MagicOnion allows primitive, multiple request value. Complex type is serialized by LZ4 Compressed MsgPack by MessagePack for C# so type should follow MessagePack for C# rules.

StreamingHub

StreamingHub is a fully-typed realtime server<->client communication framework.

// Server -> Client definition
public interface IGamingHubReceiver
{
    // return type shuold be `void` or `Task`, parameters are free.
    void OnJoin(Player player);
    void OnLeave(Player player);
    void OnMove(Player player);
}
 
// Client -> Server definition
// implements `IStreamingHub<TSelf, TReceiver>`  and share this type between server and client.
public interface IGamingHub : IStreamingHub<IGamingHub, IGamingHubReceiver>
{
    // return type shuold be `Task` or `Task<T>`, parameters are free.
    Task<Player[]> JoinAsync(string roomName, string userName, Vector3 position, Quaternion rotation);
    Task LeaveAsync();
    Task MoveAsync(Vector3 position, Quaternion rotation);
}
 
// for example, request object by MessagePack.
[MessagePackObject]
public class Player
{
    [Key(0)]
    public string Name { get; set; }
    [Key(1)]
    public Vector3 Position { get; set; }
    [Key(2)]
    public Quaternion Rotation { get; set; }
}
// Server implementation
// implements : StreamingHubBase<THub, TReceiver>, THub
public class GamingHub : StreamingHubBase<IGamingHub, IGamingHubReceiver>, IGamingHub
{
    // this class is instantiated per connected so fields are cache area of connection.
    IGroup room;
    Player self;
    IInMemoryStorage<Player> storage;

    public async Task<Player[]> JoinAsync(string roomName, string userName, Vector3 position, Quaternion rotation)
    {
        self = new Player() { Name = userName, Position = position, Rotation = rotation };

        // Group can bundle many connections and it has inmemory-storage so add any type per group. 
        (room, storage) = await Group.AddAsync(roomName, self);

        // Typed Server->Client broadcast.
        Broadcast(room).OnJoin(self);

        return storage.AllValues.ToArray();
    }

    public async Task LeaveAsync()
    {
        await room.RemoveAsync(this.Context);
        Broadcast(room).OnLeave(self);
    }

    public async Task MoveAsync(Vector3 position, Quaternion rotation)
    {
        self.Position = position;
        self.Rotation = rotation;
        Broadcast(room).OnMove(self);
    }

    // You can hook OnConnecting/OnDisconnected by override.
    protected override async ValueTask OnDisconnected()
    {
        // on disconnecting, if automatically removed this connection from group.
        return CompletedTask;
    }
}

Filter

MagicOnion filter is powerful feature to hook before-after invoke. It is useful than gRPC server interceptor.

image

// You can attach per class/method like [SampleFilter]
// for StreamingHub methods, implement StreamingHubFilterAttribute instead.
public class SampleFilterAttribute : MagicOnionFilterAttribute
{
    // constructor convention rule. requires Func<ServiceContext, Task> next.
    public SampleFilterAttribute(Func<ServiceContext, Task> next) : base(next) { }

    // other constructor, use base(null)
    public SampleFilterAttribute() : base(null) { }

    public override async ValueTask Invoke(ServiceContext context)
    {
        try
        {
            /* on before */
            await Next(context); // next
            /* on after */
        }
        catch
        {
            /* on exception */
            throw;
        }
        finally
        {
            /* on finally */
        }
    }
}

Here is example of what kind of filter can be stacked.

image

GlobalFilter can attach to MagicOnionOptions.

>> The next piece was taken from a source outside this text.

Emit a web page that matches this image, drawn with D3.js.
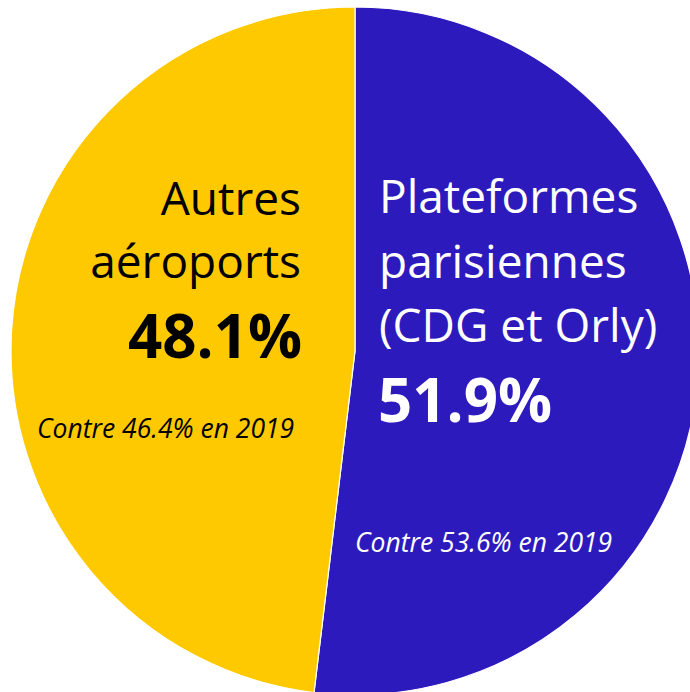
<!DOCTYPE html>
<html lang="en">
  <head>
    <meta charset="utf-8">
    <style>
      body { margin: 0; background: #fff; }
      text { font-family: "Open Sans", Lato, sans-serif; }
      .slices path { stroke: #fff; stroke-width: 1.2; }
    </style>
  </head>
  <body>
    <svg id="container" height="692" width="690">
      <g id="body"></g>
    </svg>
  </body>
  <script src="https://d3js.org/d3.v7.min.js"></script>
  <script>
// data
let categories = ["Plateformes parisiennes (CDG et Orly)", "Autres aéroports"]
let shares = [51.9, 48.1]
let shares2019 = [53.6, 46.4]
let colors = ["#2d1abd", "#ffc900"]

let cx = 355, cy = 351, radius = 344

let body = d3.select("#body").attr("transform", `translate(${cx},${cy})`)

let pie = d3.pie().sort(null).value(d => d)
let arc = d3.arc().innerRadius(0).outerRadius(radius)

body.append("g")
    .attr("class", "slices")
    .selectAll("path")
    .data(pie(shares))
    .enter()
    .append("path")
        .attr("d", arc)
        .attr("fill", (d, i) => colors[i])

let fmt = v => v.toFixed(1) + "%"
let svg = d3.select("#container")

// right slice labels (white)
let right = svg.append("g").attr("fill", "#fff")
let rightLines = ["Plateformes", "parisiennes", "(CDG et Orly)"]
right.selectAll("text.name")
    .data(rightLines)
    .enter()
    .append("text")
        .attr("class", "name")
        .attr("x", 379)
        .attr("y", (d, i) => 213 + i * 64.5)
        .attr("font-size", 46)
        .text(d => d)
right.append("text")
    .attr("x", 378)
    .attr("y", 422)
    .attr("font-size", 60)
    .attr("font-weight", "bold")
    .text(fmt(shares[0]))
right.append("text")
    .attr("x", 355)
    .attr("y", 552)
    .attr("font-size", 26.5)
    .attr("font-style", "italic")
    .text("Contre " + fmt(shares2019[0]) + " en 2019")

// left slice labels (black)
let left = svg.append("g").attr("fill", "#000")
let leftLines = ["Autres", "aéroports"]
left.selectAll("text.name")
    .data(leftLines)
    .enter()
    .append("text")
        .attr("class", "name")
        .attr("x", 301)
        .attr("y", (d, i) => 215 + i * 63)
        .attr("text-anchor", "end")
        .attr("font-size", 46)
        .text(d => d)
left.append("text")
    .attr("x", 302)
    .attr("y", 358)
    .attr("text-anchor", "end")
    .attr("font-size", 60)
    .attr("font-weight", "bold")
    .text(fmt(shares[1]))
left.append("text")
    .attr("x", 37)
    .attr("y", 438)
    .attr("font-size", 26.5)
    .attr("font-style", "italic")
    .text("Contre " + fmt(shares2019[1]) + " en 2019")
  </script>
</html>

ServiceContext and Lifecycle

Service/StreamingHub's method or MagicOnionFilter can access this.Context it is

Property Description
ConcurrentDictionary<string, object> Items Object storage per request/connection.
Guid ContextId Unieuq ID per request(Service)/connection(StreamingHub).
DateTime Timestamp Timestamp that request/connection is started time.
Type ServiceType Invoked Class.
MethodInfo MethodInfo Invoked Method.
`ILookup<Type, Attribute> AttributeLookup Cached Attributes that merged both service and method.
ServerCallContext CallContext Raw gRPC Context.
IFormatterResolver FormatterResolver Using MessagePack resolver.

Items is useful, for example authentication filter add UserId to Items and take out from service method.

If using StreamingHub, ServiceContext means per connected context so Items is not per method invoke. StreamingHubContext.Items supports per streaming hub method request but currently can not take from streaming hub method(only use in StreamingHubFilter). Issue:#67, it will fix.

MagicOnion supports get current context globaly like HttpContext.Current. ServiceContext.Current can get it but it requires MagicOnionOptions.EnableCurrentContext = true, default is false.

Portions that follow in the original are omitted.